### WHAT IS ASKED
Leave out the pictures; transcribe all else exactly.

### SOURCE MATERIAL
+--

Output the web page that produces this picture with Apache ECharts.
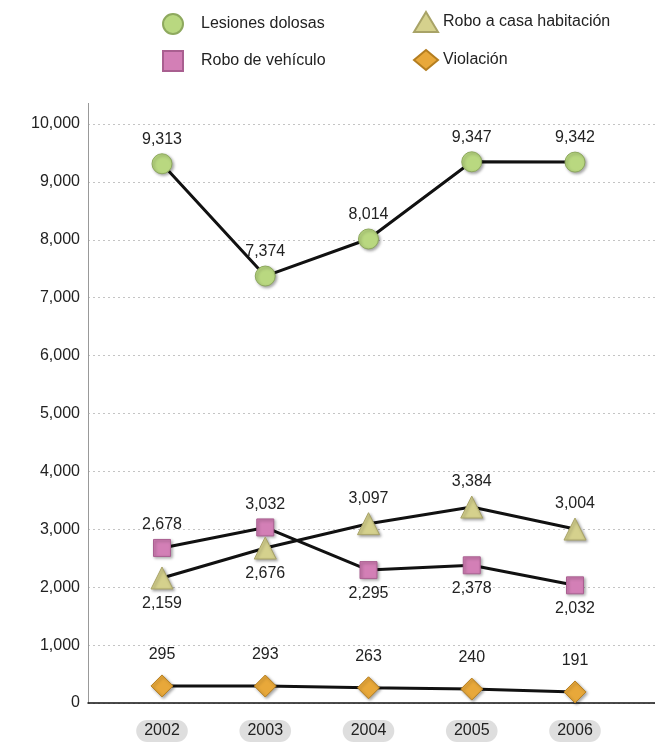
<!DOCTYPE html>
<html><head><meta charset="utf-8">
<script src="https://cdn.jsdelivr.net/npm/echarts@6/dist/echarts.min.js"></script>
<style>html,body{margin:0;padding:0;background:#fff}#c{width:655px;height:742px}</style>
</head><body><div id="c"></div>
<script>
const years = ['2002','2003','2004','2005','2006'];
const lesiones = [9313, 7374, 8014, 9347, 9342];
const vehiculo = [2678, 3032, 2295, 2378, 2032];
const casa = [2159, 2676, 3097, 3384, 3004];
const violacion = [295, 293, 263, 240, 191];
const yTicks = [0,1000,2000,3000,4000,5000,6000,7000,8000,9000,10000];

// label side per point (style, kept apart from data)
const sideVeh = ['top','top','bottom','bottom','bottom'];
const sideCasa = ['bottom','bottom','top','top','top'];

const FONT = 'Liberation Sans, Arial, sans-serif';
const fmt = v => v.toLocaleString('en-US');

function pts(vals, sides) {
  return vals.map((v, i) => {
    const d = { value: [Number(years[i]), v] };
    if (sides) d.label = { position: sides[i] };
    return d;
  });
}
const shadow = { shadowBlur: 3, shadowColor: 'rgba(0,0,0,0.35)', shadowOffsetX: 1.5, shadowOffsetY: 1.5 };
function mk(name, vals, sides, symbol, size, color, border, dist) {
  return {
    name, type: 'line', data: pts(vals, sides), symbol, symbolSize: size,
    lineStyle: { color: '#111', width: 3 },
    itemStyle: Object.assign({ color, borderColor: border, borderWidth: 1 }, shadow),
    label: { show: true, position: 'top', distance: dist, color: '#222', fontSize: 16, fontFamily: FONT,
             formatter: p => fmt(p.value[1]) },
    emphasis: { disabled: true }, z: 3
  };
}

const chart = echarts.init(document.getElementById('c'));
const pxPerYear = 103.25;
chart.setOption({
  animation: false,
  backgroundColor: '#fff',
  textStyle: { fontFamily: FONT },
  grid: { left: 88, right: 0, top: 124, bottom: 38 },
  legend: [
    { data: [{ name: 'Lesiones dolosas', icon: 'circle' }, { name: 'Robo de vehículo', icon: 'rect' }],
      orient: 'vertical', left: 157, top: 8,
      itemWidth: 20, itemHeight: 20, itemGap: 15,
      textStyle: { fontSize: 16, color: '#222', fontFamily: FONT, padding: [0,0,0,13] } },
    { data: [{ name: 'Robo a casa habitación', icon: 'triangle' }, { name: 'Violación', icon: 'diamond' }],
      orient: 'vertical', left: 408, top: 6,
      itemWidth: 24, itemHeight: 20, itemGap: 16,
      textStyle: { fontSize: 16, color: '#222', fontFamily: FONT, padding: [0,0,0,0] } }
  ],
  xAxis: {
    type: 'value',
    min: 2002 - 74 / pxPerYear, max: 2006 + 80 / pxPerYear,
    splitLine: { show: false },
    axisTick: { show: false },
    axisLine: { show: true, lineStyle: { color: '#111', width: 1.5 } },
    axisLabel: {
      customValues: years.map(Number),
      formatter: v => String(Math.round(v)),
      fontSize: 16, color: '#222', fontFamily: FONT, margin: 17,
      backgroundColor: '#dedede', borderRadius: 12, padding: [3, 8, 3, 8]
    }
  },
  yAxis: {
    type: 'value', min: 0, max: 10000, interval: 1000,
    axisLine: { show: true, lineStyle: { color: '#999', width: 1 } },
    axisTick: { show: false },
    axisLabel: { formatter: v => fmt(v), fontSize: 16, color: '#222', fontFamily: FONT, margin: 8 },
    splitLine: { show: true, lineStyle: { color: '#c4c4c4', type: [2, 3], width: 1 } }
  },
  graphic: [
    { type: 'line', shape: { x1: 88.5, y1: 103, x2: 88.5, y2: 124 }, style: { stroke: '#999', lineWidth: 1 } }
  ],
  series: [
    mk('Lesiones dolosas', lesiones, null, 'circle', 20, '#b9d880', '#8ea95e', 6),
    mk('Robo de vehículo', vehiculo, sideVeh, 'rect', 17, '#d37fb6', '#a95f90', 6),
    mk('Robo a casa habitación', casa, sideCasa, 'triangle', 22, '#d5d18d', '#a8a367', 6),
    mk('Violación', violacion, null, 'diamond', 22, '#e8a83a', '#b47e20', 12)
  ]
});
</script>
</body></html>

+--

### THE RESPONSE
Output the web page that produces this picture with Apache ECharts.
<!DOCTYPE html>
<html><head><meta charset="utf-8">
<script src="https://cdn.jsdelivr.net/npm/echarts@6/dist/echarts.min.js"></script>
<style>html,body{margin:0;padding:0;background:#fff}#c{width:655px;height:742px}</style>
</head><body><div id="c"></div>
<script>
const years = ['2002','2003','2004','2005','2006'];
const lesiones = [9313, 7374, 8014, 9347, 9342];
const vehiculo = [2678, 3032, 2295, 2378, 2032];
const casa = [2159, 2676, 3097, 3384, 3004];
const violacion = [295, 293, 263, 240, 191];
const yTicks = [0,1000,2000,3000,4000,5000,6000,7000,8000,9000,10000];

// label side per point (style, kept apart from data)
const sideVeh = ['top','top','bottom','bottom','bottom'];
const sideCasa = ['bottom','bottom','top','top','top'];

const FONT = 'Liberation Sans, Arial, sans-serif';
const fmt = v => v.toLocaleString('en-US');

function pts(vals, sides) {
  return vals.map((v, i) => {
    const d = { value: [Number(years[i]), v] };
    if (sides) d.label = { position: sides[i] };
    return d;
  });
}
const shadow = { shadowBlur: 3, shadowColor: 'rgba(0,0,0,0.35)', shadowOffsetX: 1.5, shadowOffsetY: 1.5 };
function mk(name, vals, sides, symbol, size, color, border, dist) {
  return {
    name, type: 'line', data: pts(vals, sides), symbol, symbolSize: size,
    lineStyle: { color: '#111', width: 3 },
    itemStyle: Object.assign({ color, borderColor: border, borderWidth: 1 }, shadow),
    label: { show: true, position: 'top', distance: dist, color: '#222', fontSize: 16, fontFamily: FONT,
             formatter: p => fmt(p.value[1]) },
    emphasis: { disabled: true }, z: 3
  };
}

const chart = echarts.init(document.getElementById('c'));
const pxPerYear = 103.25;
chart.setOption({
  animation: false,
  backgroundColor: '#fff',
  textStyle: { fontFamily: FONT },
  grid: { left: 88, right: 0, top: 124, bottom: 38 },
  legend: [
    { data: [{ name: 'Lesiones dolosas', icon: 'circle' }, { name: 'Robo de vehículo', icon: 'rect' }],
      orient: 'vertical', left: 157, top: 8,
      itemWidth: 20, itemHeight: 20, itemGap: 15,
      textStyle: { fontSize: 16, color: '#222', fontFamily: FONT, padding: [0,0,0,13] } },
    { data: [{ name: 'Robo a casa habitación', icon: 'triangle' }, { name: 'Violación', icon: 'diamond' }],
      orient: 'vertical', left: 408, top: 6,
      itemWidth: 24, itemHeight: 20, itemGap: 16,
      textStyle: { fontSize: 16, color: '#222', fontFamily: FONT, padding: [0,0,0,0] } }
  ],
  xAxis: {
    type: 'value',
    min: 2002 - 74 / pxPerYear, max: 2006 + 80 / pxPerYear,
    splitLine: { show: false },
    axisTick: { show: false },
    axisLine: { show: true, lineStyle: { color: '#111', width: 1.5 } },
    axisLabel: {
      customValues: years.map(Number),
      formatter: v => String(Math.round(v)),
      fontSize: 16, color: '#222', fontFamily: FONT, margin: 17,
      backgroundColor: '#dedede', borderRadius: 12, padding: [3, 8, 3, 8]
    }
  },
  yAxis: {
    type: 'value', min: 0, max: 10000, interval: 1000,
    axisLine: { show: true, lineStyle: { color: '#999', width: 1 } },
    axisTick: { show: false },
    axisLabel: { formatter: v => fmt(v), fontSize: 16, color: '#222', fontFamily: FONT, margin: 8 },
    splitLine: { show: true, lineStyle: { color: '#c4c4c4', type: [2, 3], width: 1 } }
  },
  graphic: [
    { type: 'line', shape: { x1: 88.5, y1: 103, x2: 88.5, y2: 124 }, style: { stroke: '#999', lineWidth: 1 } }
  ],
  series: [
    mk('Lesiones dolosas', lesiones, null, 'circle', 20, '#b9d880', '#8ea95e', 6),
    mk('Robo de vehículo', vehiculo, sideVeh, 'rect', 17, '#d37fb6', '#a95f90', 6),
    mk('Robo a casa habitación', casa, sideCasa, 'triangle', 22, '#d5d18d', '#a8a367', 6),
    mk('Violación', violacion, null, 'diamond', 22, '#e8a83a', '#b47e20', 12)
  ]
});
</script>
</body></html>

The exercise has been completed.